Imagine it's early in the morning tomorrow, say, 5:00 a.m. Your name is Lisseth, and you live with your 4 children in a small house. You struggle to make ends meet. Your husband left last year to find work in another country. You haven't heard from him in 6 months. Your 2 year old is very sick. She's vomiting and seems to be running a high fever. You don't have electricity, running water, let alone baby Tylenol. You also don't have a telephone, a car, a motorcycle, a horse. The closest pharmacy is 90 kilometers away and the closest doctor is 60 kilometers away. The one bus that leaves your town left at 4 a.m. Your neighbors have as little as you do.
What do you do?
This is the situation facing the village of Mechapa.
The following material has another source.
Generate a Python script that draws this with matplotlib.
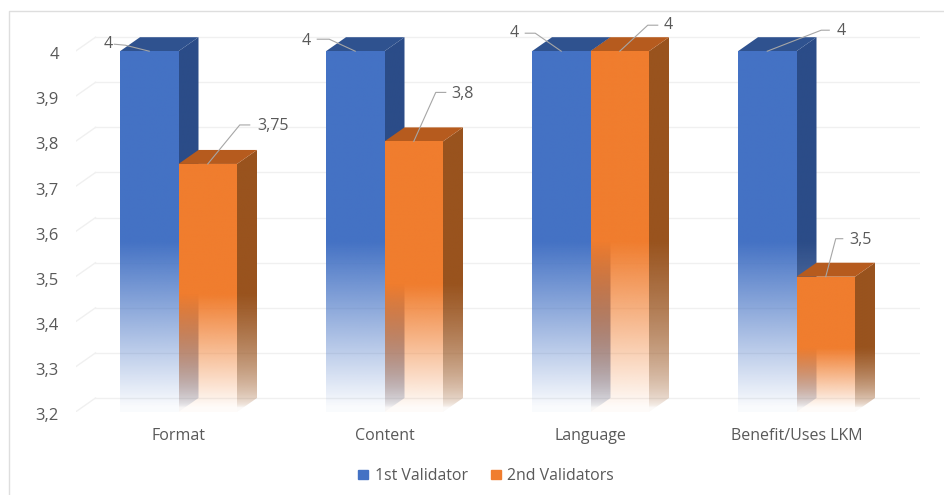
import numpy as np
import matplotlib
matplotlib.use('Agg')
import matplotlib.pyplot as plt
from matplotlib.colors import to_rgb
from matplotlib.lines import Line2D
from matplotlib.patches import Patch, Polygon
from matplotlib.transforms import ScaledTranslation

categories = ['Format', 'Content', 'Language', 'Benefit/Uses LKM']
first_validator = [4, 4, 4, 4]
second_validators = [3.75, 3.8, 4, 3.5]
first_labels = ['4', '4', '4', '4']
second_labels = ['3,75', '3,8', '4', '3,5']
y_ticks = [3.2, 3.3, 3.4, 3.5, 3.6, 3.7, 3.8, 3.9, 4.0]
y_tick_labels = ['3,2', '3,3', '3,4', '3,5', '3,6', '3,7', '3,8', '3,9', '4']

# leader line offsets in pixels from the top of the bar: elbow, line end, text
first_offsets = [((-24, 6), (-35, 7), (-41, 7)),
                 ((-26, 12), (-38, 12), (-49, 10)),
                 ((-26, 18), (-36, 18), (-47, 18)),
                 ((54, 21), (62, 21), (74, 20))]
second_offsets = [((32, 39), (42, 39), (65, 38)),
                  ((22, 49), (32, 49), (49, 47)),
                  ((28, 26), (38, 26), (48, 26)),
                  ((10, 38), (17, 38), (35, 37))]

FONT = 'Open Sans'
TEXT = '#595959'
GRID = '#f0f0f0'
BLUE = ('#4472c4', '#2b4c88', '#2f528f')
ORANGE = ('#f07d2e', '#99531e', '#b65b1e')

PX_X = 1 / 206  # data units per pixel
PX_Y = 1 / 451
BAR_W = 58.5 * PX_X
DX = 20 * PX_X
DY = 14 * PX_Y
Y_MIN = 3.2
FADE = 0.47  # part of the bar height that fades out

plt.rcParams['font.family'] = FONT
fig = plt.figure(figsize=(9.44, 4.95), dpi=100)
ax = fig.add_axes([75.5 / 944, 83 / 495, 844.6 / 944, 405.9 / 495])
ax.patch.set_alpha(0)
order = [2]


def next_z():
    order[0] += 1
    return order[0]


def faded_face(points, color, top, gamma=1.0):
    # polygon filled with a colour that fades towards the floor of the chart
    pts = np.array(points)
    start = Y_MIN + (top - Y_MIN) * FADE
    y0, y1 = pts[:, 1].min(), pts[:, 1].max()
    yy = np.linspace(y0, y1, 400)
    alpha = np.clip((yy - Y_MIN - 0.01) / (start - Y_MIN - 0.01), 0, 1) ** gamma
    alpha = 0.03 + 0.97 * alpha
    img = np.ones((400, 1, 4))
    img[:, :, :3] = to_rgb(color)
    img[:, 0, 3] = alpha
    z = next_z()
    im = ax.imshow(img, extent=(pts[:, 0].min(), pts[:, 0].max(), y0, y1), origin='lower',
                   aspect='auto', interpolation='bilinear', zorder=z)
    clip = Polygon(pts, transform=ax.transData, fc='none', ec='none')
    ax.add_patch(clip)
    im.set_clip_path(clip)


def draw_bar(x, value, colors):
    left = x - BAR_W / 2
    right = x + BAR_W / 2
    faded_face([(right, Y_MIN), (right + DX, Y_MIN + DY), (right + DX, value + DY), (right, value)],
               colors[1], value, gamma=0.55)
    ax.add_patch(Polygon([(left, value), (right, value), (right + DX, value + DY), (left + DX, value + DY)],
                         fc=colors[2], ec='none', zorder=next_z()))
    faded_face([(left, Y_MIN), (right, Y_MIN), (right, value), (left, value)], colors[0], value)


def draw_label(x, value, text, offsets):
    elbow, end, pos = offsets
    xs = [x, x + elbow[0] * PX_X, x + end[0] * PX_X]
    ys = [value, value + elbow[1] * PX_Y, value + end[1] * PX_Y]
    ax.plot(xs, ys, color='#a6a6a6', lw=0.8, zorder=100)
    ax.text(x + pos[0] * PX_X, value + pos[1] * PX_Y, text, color=TEXT, fontsize=11.5,
            ha='center', va='center', zorder=101)


# gridlines on the back wall and the side wall
for t in y_ticks:
    ax.plot([-0.5 + DX, 3.5 + DX], [t + DY, t + DY], color=GRID, lw=1, zorder=1)
    ax.plot([-0.5, -0.5 + DX], [t, t + DY], color=GRID, lw=1, zorder=1)

offset = BAR_W / 2
for i in range(len(categories)):
    draw_bar(i - offset, first_validator[i], BLUE)
    draw_bar(i + offset, second_validators[i], ORANGE)

for i in range(len(categories)):
    draw_label(i - offset, first_validator[i], first_labels[i], first_offsets[i])
    draw_label(i + offset, second_validators[i], second_labels[i], second_offsets[i])

ax.set_xlim(-0.5, 3.6)
ax.set_ylim(Y_MIN, 4.1)
ax.set_xticks(range(len(categories)))
ax.set_xticklabels(categories)
ax.set_yticks(y_ticks)
ax.set_yticklabels(y_tick_labels)
ax.tick_params(axis='x', length=0, pad=11.5, labelsize=11.5, labelcolor=TEXT)
ax.tick_params(axis='y', length=0, pad=12, labelsize=12, labelcolor=TEXT)
nudge = ScaledTranslation(0, -1.5 / 72, fig.dpi_scale_trans)
for lab in ax.get_yticklabels():
    lab.set_transform(lab.get_transform() + nudge)
for spine in ax.spines.values():
    spine.set_visible(False)

handles = [Patch(color=BLUE[0], label='1st Validator'), Patch(color=ORANGE[0], label='2nd Validators')]
fig.legend(handles=handles, loc='center', bbox_to_anchor=(486 / 944, 1 - 476 / 495), ncol=2, frameon=False,
           fontsize=11.4, labelcolor=TEXT, handlelength=0.65, handleheight=0.5, handletextpad=0.4, columnspacing=1.45)

# thin frame left over from the screenshot
fig.add_artist(Line2D([8.5 / 944, 8.5 / 944, 1], [0, 1 - 11 / 495, 1 - 11 / 495], color='#dedede', lw=1))

fig.savefig('out.png', dpi=100)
MINSA, the government-run Health Services office, just announced yesterday that they will be closing the only medical office in the area. It was small and the doctor came only 3 or 4 times a week, the roof leaked, bats lived in the bathroom, and supplies were limited. But it was something. A place to go when you just don't have anywhere else to turn.
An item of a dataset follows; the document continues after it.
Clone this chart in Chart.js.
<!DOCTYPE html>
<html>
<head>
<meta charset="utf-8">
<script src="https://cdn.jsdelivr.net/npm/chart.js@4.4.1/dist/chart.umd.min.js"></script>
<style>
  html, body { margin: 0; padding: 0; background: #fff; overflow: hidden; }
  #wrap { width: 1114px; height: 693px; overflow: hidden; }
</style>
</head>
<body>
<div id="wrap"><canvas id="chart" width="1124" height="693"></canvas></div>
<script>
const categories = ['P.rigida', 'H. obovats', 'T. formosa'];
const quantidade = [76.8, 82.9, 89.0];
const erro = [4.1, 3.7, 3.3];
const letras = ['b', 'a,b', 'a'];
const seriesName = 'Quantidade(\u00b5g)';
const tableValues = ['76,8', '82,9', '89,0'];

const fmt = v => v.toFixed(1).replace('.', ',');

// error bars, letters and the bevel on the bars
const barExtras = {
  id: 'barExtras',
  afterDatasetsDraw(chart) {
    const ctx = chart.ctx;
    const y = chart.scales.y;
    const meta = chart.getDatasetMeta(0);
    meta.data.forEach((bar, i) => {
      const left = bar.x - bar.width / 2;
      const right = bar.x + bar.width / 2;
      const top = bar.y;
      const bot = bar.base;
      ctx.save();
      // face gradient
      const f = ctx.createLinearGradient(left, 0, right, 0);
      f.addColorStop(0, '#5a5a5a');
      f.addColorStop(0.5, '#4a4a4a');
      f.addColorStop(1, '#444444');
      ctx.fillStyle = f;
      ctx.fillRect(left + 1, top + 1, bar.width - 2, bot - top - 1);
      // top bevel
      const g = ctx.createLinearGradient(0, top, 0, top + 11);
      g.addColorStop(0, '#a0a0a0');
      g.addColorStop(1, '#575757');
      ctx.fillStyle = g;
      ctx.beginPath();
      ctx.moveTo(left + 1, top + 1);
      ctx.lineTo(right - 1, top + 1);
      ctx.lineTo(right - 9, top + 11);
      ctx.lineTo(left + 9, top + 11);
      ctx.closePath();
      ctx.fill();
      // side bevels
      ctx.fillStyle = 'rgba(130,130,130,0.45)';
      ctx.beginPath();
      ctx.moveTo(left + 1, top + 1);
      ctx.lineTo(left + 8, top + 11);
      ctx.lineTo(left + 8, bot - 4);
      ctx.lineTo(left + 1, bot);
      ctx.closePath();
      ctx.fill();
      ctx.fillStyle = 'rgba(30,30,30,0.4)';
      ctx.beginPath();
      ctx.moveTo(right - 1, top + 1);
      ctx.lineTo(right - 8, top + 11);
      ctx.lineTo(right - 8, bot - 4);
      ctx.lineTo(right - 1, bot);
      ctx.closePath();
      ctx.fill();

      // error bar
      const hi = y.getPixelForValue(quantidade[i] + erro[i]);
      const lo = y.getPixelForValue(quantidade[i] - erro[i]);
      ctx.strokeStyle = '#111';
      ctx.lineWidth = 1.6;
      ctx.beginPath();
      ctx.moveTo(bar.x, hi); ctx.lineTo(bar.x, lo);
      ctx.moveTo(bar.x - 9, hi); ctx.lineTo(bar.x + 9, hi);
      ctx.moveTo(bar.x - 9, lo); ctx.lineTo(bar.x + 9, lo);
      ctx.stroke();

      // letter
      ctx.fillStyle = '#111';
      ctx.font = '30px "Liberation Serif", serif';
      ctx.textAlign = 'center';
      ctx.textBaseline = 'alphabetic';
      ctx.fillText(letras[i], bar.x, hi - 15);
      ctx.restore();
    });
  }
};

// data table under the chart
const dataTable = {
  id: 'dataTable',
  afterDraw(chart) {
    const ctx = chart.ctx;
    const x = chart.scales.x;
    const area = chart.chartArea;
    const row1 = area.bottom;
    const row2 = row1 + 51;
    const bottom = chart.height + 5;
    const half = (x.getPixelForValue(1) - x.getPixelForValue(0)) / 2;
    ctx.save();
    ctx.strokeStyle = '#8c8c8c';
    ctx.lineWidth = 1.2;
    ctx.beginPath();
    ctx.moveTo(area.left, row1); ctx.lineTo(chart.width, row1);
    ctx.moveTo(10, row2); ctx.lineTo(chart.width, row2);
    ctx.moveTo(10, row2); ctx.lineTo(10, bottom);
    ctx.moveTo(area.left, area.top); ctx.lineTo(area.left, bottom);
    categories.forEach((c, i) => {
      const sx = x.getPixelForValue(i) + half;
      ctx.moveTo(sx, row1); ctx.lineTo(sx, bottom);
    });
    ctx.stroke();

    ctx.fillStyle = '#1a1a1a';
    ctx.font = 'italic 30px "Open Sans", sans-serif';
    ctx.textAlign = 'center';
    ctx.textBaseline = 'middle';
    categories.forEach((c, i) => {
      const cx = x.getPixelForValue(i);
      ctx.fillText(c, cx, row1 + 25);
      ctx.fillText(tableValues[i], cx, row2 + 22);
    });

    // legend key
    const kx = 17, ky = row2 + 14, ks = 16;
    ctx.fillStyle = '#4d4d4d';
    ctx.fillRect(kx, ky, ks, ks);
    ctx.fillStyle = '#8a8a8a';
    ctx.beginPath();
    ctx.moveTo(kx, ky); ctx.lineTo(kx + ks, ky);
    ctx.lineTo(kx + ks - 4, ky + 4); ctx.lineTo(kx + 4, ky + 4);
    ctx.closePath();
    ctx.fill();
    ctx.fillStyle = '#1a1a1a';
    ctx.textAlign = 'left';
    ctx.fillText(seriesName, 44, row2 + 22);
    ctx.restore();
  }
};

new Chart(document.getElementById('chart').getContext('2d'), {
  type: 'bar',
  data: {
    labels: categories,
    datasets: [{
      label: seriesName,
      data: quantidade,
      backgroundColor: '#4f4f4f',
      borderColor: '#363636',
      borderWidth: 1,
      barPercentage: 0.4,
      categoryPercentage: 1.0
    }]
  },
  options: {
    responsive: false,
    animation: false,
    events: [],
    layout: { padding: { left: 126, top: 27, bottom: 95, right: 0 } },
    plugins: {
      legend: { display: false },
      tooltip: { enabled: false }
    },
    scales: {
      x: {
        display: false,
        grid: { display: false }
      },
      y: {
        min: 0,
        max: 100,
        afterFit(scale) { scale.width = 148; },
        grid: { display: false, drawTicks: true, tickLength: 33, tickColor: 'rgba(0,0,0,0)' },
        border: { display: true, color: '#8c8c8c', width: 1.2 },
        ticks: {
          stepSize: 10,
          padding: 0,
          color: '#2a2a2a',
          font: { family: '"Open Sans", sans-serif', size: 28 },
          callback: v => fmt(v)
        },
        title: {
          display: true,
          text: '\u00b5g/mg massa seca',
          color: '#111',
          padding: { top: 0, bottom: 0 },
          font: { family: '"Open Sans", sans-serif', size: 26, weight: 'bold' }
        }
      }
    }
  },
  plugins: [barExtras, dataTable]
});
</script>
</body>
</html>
We've helped mothers like Lisseth. We've distributed age-appropriate medicine, as well as bandages, vitamins, diapers, baby formula, and other over-the-counter medicines that we either bought or received as donations from friends and family. But even our supplies are running out, and we're not in a position to stock our office with all that is needed to help our neighbors.
When Doctor Amener was in town, his sleeping conditions were so bad at the medical office that we opened a cabana for him to sleep him. It had lights, a fan, a bathroom. It was cool at night and safe. He called it "cielo" - heaven. He received notice that his contract, which had been renewed for 15 years straight, was cancelled. He will soon be out of work in a country where it is difficult to find a job (like so many other countries) -- even for a trained doctor.
I'm not worried about our doctor friend, though. I'm worried about Lisseth and all of the other women like her. I'm also worried about the men who work in Mechapa. Many are fishermen and suffer a wide variety of bad cuts, scrapes and sprains that come with fishing from 4 pm until 6 am in the Pacific Ocean on an 18-foot panga. Many of the mothers in town don't have basic health and hygiene education for their children. Their little ones walk barefoot through mud filled with animal feces and play in water with green mold floating on it. In the past, humanitarian organizations (like CARE and USAid) came and worked with the families to help educate them about some of the precautions they could take to protect their health. We haven't seen a group since January 2008. Back then, we gave two of the nurses a cabana, as well, and told them that we would open our doors to their organization in the future. So much funding has been cut by foreign countries, including the U.S.'s Millennium Challenge Corporations dollars, and I fear that this closure is just the tip of the iceburg.
I'm not sure what can be done. To start something going, though, we've typed a letter to the Minister of Health at MINSA stressing the importance of keeping the medical office open. Our friend Colleen from Chicago helped in the editing of it. We've started a signature petition, too. If you have any ideas, please, PLEASE write me.
For now, I'm going to go to the MINSA office on Tuesday with the town administrator to drop off the letter. Then, I think I'll talk to a couple of the established foundations in Chinandega and see what I can scare up. Maybe you can help - make a suggestion and I'll follow through!